── INFORMATION SHOWN ──

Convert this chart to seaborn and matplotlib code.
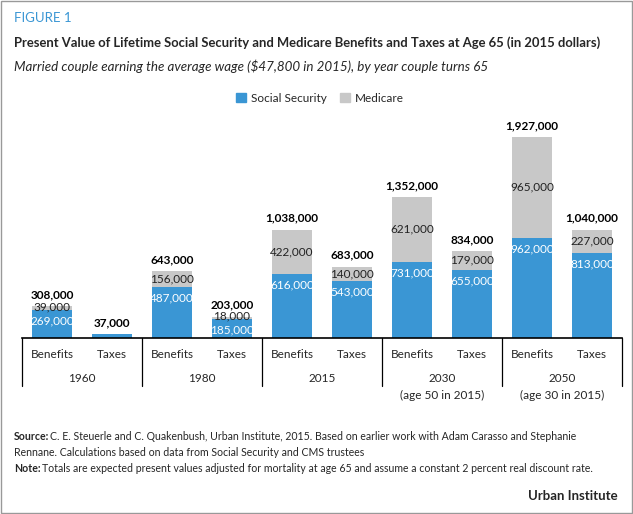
import matplotlib
matplotlib.use("Agg")
import matplotlib.pyplot as plt
import seaborn as sns
import pandas as pd
from matplotlib.patches import Rectangle, Patch

years = ["1960", "1980", "2015", "2030", "2050"]
kinds = ["Benefits", "Taxes"]
social_security = [269000, 37000, 487000, 185000, 616000, 543000, 731000, 655000, 962000, 813000]
medicare = [39000, 0, 156000, 18000, 422000, 140000, 621000, 179000, 965000, 227000]
notes = ["", "", "", "(age 50 in 2015)", "(age 30 in 2015)"]

blue = "#3A96D4"
grey = "#C8C8C8"

labels = [f"{y} {k}" for y in years for k in kinds]
df = pd.DataFrame({"bar": labels, "ss": social_security, "med": medicare})
df["total"] = df["ss"] + df["med"]

sns.set_style("white")
plt.rcParams["font.family"] = ["Lato", "DejaVu Sans"]

fig = plt.figure(figsize=(6.33, 5.14), dpi=100)
ax = fig.add_axes([22 / 633, 1 - 338 / 514, 600 / 633, 219 / 514])
sns.barplot(data=df, x="bar", y="total", color=grey, width=0.67, saturation=1, linewidth=0, ax=ax)
sns.barplot(data=df, x="bar", y="ss", color=blue, width=0.67, saturation=1, linewidth=0, ax=ax)
ax.set_ylim(0, 2100000)
ax.set_xlim(-0.5, 9.5)
ax.set_xticks([])
ax.set_yticks([])
ax.set_xlabel("")
ax.set_ylabel("")
for s in ["top", "left", "right"]:
    ax.spines[s].set_visible(False)
ax.spines["bottom"].set_color("black")
ax.spines["bottom"].set_linewidth(1.2)

pad = 2100000 / 219  # value per pixel
for i, r in df.iterrows():
    ax.text(i, r["total"] + 6 * pad, f"{r['total']:,}", ha="center", va="bottom",
            fontsize=8.5, fontweight="bold", color="black")
    if r["med"] == 0:
        continue
    ax.text(i, r["ss"] - 11 * pad, f"{r['ss']:,}", ha="center", va="center",
            fontsize=8.5, color="white")
    if r["med"] > 60000:
        my = r["ss"] + r["med"] / 2
    else:
        my = r["ss"] + 3 * pad
    ax.text(i, my, f"{r['med']:,}", ha="center", va="center", fontsize=8.5, color="#222222")

# category axis below
for i, lab in enumerate(labels):
    ax.text(i, -17 * pad, lab.split()[1], ha="center", va="center", fontsize=8.5)
for g, (y, n) in enumerate(zip(years, notes)):
    ax.text(2 * g + 0.5, -40 * pad, y, ha="center", va="center", fontsize=8.5)
    if n:
        ax.text(2 * g + 0.5, -57 * pad, n, ha="center", va="center", fontsize=8.5)
for g in range(6):
    ax.plot([2 * g - 0.5, 2 * g - 0.5], [0, -48 * pad], color="black", lw=0.9, clip_on=False)

fig.legend(handles=[Patch(color=blue, label="Social Security"), Patch(color=grey, label="Medicare")],
           loc="center", bbox_to_anchor=(320 / 633, 1 - 98 / 514), ncol=2, frameon=False,
           fontsize=8.5, handlelength=0.8, handleheight=0.8, columnspacing=1.2, handletextpad=0.4)

fig.text(14 / 633, 1 - 18 / 514, "FIGURE 1", color=blue, fontsize=9.5, va="center")
fig.text(14 / 633, 1 - 43 / 514,
         "Present Value of Lifetime Social Security and Medicare Benefits and Taxes at Age 65 (in 2015 dollars)",
         fontsize=9.4, fontweight="bold", va="center")
fig.text(14 / 633, 1 - 66 / 514,
         "Married couple earning the average wage ($47,800 in 2015), by year couple turns 65",
         fontsize=9.6, style="italic", va="center")

foot = 7.6
fig.text(14 / 633, 1 - 437 / 514, "Source:", fontsize=foot, fontweight="bold", va="center")
fig.text(50 / 633, 1 - 437 / 514,
         "C. E. Steuerle and C. Quakenbush, Urban Institute, 2015. Based on earlier work with Adam Carasso and Stephanie",
         fontsize=foot, va="center")
fig.text(14 / 633, 1 - 453 / 514,
         "Rennane. Calculations based on data from Social Security and CMS trustees", fontsize=foot, va="center")
fig.text(14 / 633, 1 - 469 / 514, "Note:", fontsize=foot, fontweight="bold", va="center")
fig.text(42 / 633, 1 - 469 / 514,
         "Totals are expected present values adjusted for mortality at age 65 and assume a constant 2 percent real discount rate.",
         fontsize=foot, va="center")
fig.text(618 / 633, 1 - 496 / 514, "Urban Institute", fontsize=9.5, fontweight="bold", ha="right", va="center")

fig.patches.append(Rectangle((0.002, 0.002), 0.996, 0.996, transform=fig.transFigure,
                             fill=False, edgecolor="#999999", lw=1.0))
fig.savefig("out.png", dpi=100)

───

**PROBLEM TO WORK ON**
Restate the full listing verbatim and drop every picture.

**EXPECTED ANSWER**
Convert this chart to seaborn and matplotlib code.
import matplotlib
matplotlib.use("Agg")
import matplotlib.pyplot as plt
import seaborn as sns
import pandas as pd
from matplotlib.patches import Rectangle, Patch

years = ["1960", "1980", "2015", "2030", "2050"]
kinds = ["Benefits", "Taxes"]
social_security = [269000, 37000, 487000, 185000, 616000, 543000, 731000, 655000, 962000, 813000]
medicare = [39000, 0, 156000, 18000, 422000, 140000, 621000, 179000, 965000, 227000]
notes = ["", "", "", "(age 50 in 2015)", "(age 30 in 2015)"]

blue = "#3A96D4"
grey = "#C8C8C8"

labels = [f"{y} {k}" for y in years for k in kinds]
df = pd.DataFrame({"bar": labels, "ss": social_security, "med": medicare})
df["total"] = df["ss"] + df["med"]

sns.set_style("white")
plt.rcParams["font.family"] = ["Lato", "DejaVu Sans"]

fig = plt.figure(figsize=(6.33, 5.14), dpi=100)
ax = fig.add_axes([22 / 633, 1 - 338 / 514, 600 / 633, 219 / 514])
sns.barplot(data=df, x="bar", y="total", color=grey, width=0.67, saturation=1, linewidth=0, ax=ax)
sns.barplot(data=df, x="bar", y="ss", color=blue, width=0.67, saturation=1, linewidth=0, ax=ax)
ax.set_ylim(0, 2100000)
ax.set_xlim(-0.5, 9.5)
ax.set_xticks([])
ax.set_yticks([])
ax.set_xlabel("")
ax.set_ylabel("")
for s in ["top", "left", "right"]:
    ax.spines[s].set_visible(False)
ax.spines["bottom"].set_color("black")
ax.spines["bottom"].set_linewidth(1.2)

pad = 2100000 / 219  # value per pixel
for i, r in df.iterrows():
    ax.text(i, r["total"] + 6 * pad, f"{r['total']:,}", ha="center", va="bottom",
            fontsize=8.5, fontweight="bold", color="black")
    if r["med"] == 0:
        continue
    ax.text(i, r["ss"] - 11 * pad, f"{r['ss']:,}", ha="center", va="center",
            fontsize=8.5, color="white")
    if r["med"] > 60000:
        my = r["ss"] + r["med"] / 2
    else:
        my = r["ss"] + 3 * pad
    ax.text(i, my, f"{r['med']:,}", ha="center", va="center", fontsize=8.5, color="#222222")

# category axis below
for i, lab in enumerate(labels):
    ax.text(i, -17 * pad, lab.split()[1], ha="center", va="center", fontsize=8.5)
for g, (y, n) in enumerate(zip(years, notes)):
    ax.text(2 * g + 0.5, -40 * pad, y, ha="center", va="center", fontsize=8.5)
    if n:
        ax.text(2 * g + 0.5, -57 * pad, n, ha="center", va="center", fontsize=8.5)
for g in range(6):
    ax.plot([2 * g - 0.5, 2 * g - 0.5], [0, -48 * pad], color="black", lw=0.9, clip_on=False)

fig.legend(handles=[Patch(color=blue, label="Social Security"), Patch(color=grey, label="Medicare")],
           loc="center", bbox_to_anchor=(320 / 633, 1 - 98 / 514), ncol=2, frameon=False,
           fontsize=8.5, handlelength=0.8, handleheight=0.8, columnspacing=1.2, handletextpad=0.4)

fig.text(14 / 633, 1 - 18 / 514, "FIGURE 1", color=blue, fontsize=9.5, va="center")
fig.text(14 / 633, 1 - 43 / 514,
         "Present Value of Lifetime Social Security and Medicare Benefits and Taxes at Age 65 (in 2015 dollars)",
         fontsize=9.4, fontweight="bold", va="center")
fig.text(14 / 633, 1 - 66 / 514,
         "Married couple earning the average wage ($47,800 in 2015), by year couple turns 65",
         fontsize=9.6, style="italic", va="center")

foot = 7.6
fig.text(14 / 633, 1 - 437 / 514, "Source:", fontsize=foot, fontweight="bold", va="center")
fig.text(50 / 633, 1 - 437 / 514,
         "C. E. Steuerle and C. Quakenbush, Urban Institute, 2015. Based on earlier work with Adam Carasso and Stephanie",
         fontsize=foot, va="center")
fig.text(14 / 633, 1 - 453 / 514,
         "Rennane. Calculations based on data from Social Security and CMS trustees", fontsize=foot, va="center")
fig.text(14 / 633, 1 - 469 / 514, "Note:", fontsize=foot, fontweight="bold", va="center")
fig.text(42 / 633, 1 - 469 / 514,
         "Totals are expected present values adjusted for mortality at age 65 and assume a constant 2 percent real discount rate.",
         fontsize=foot, va="center")
fig.text(618 / 633, 1 - 496 / 514, "Urban Institute", fontsize=9.5, fontweight="bold", ha="right", va="center")

fig.patches.append(Rectangle((0.002, 0.002), 0.996, 0.996, transform=fig.transFigure,
                             fill=False, edgecolor="#999999", lw=1.0))
fig.savefig("out.png", dpi=100)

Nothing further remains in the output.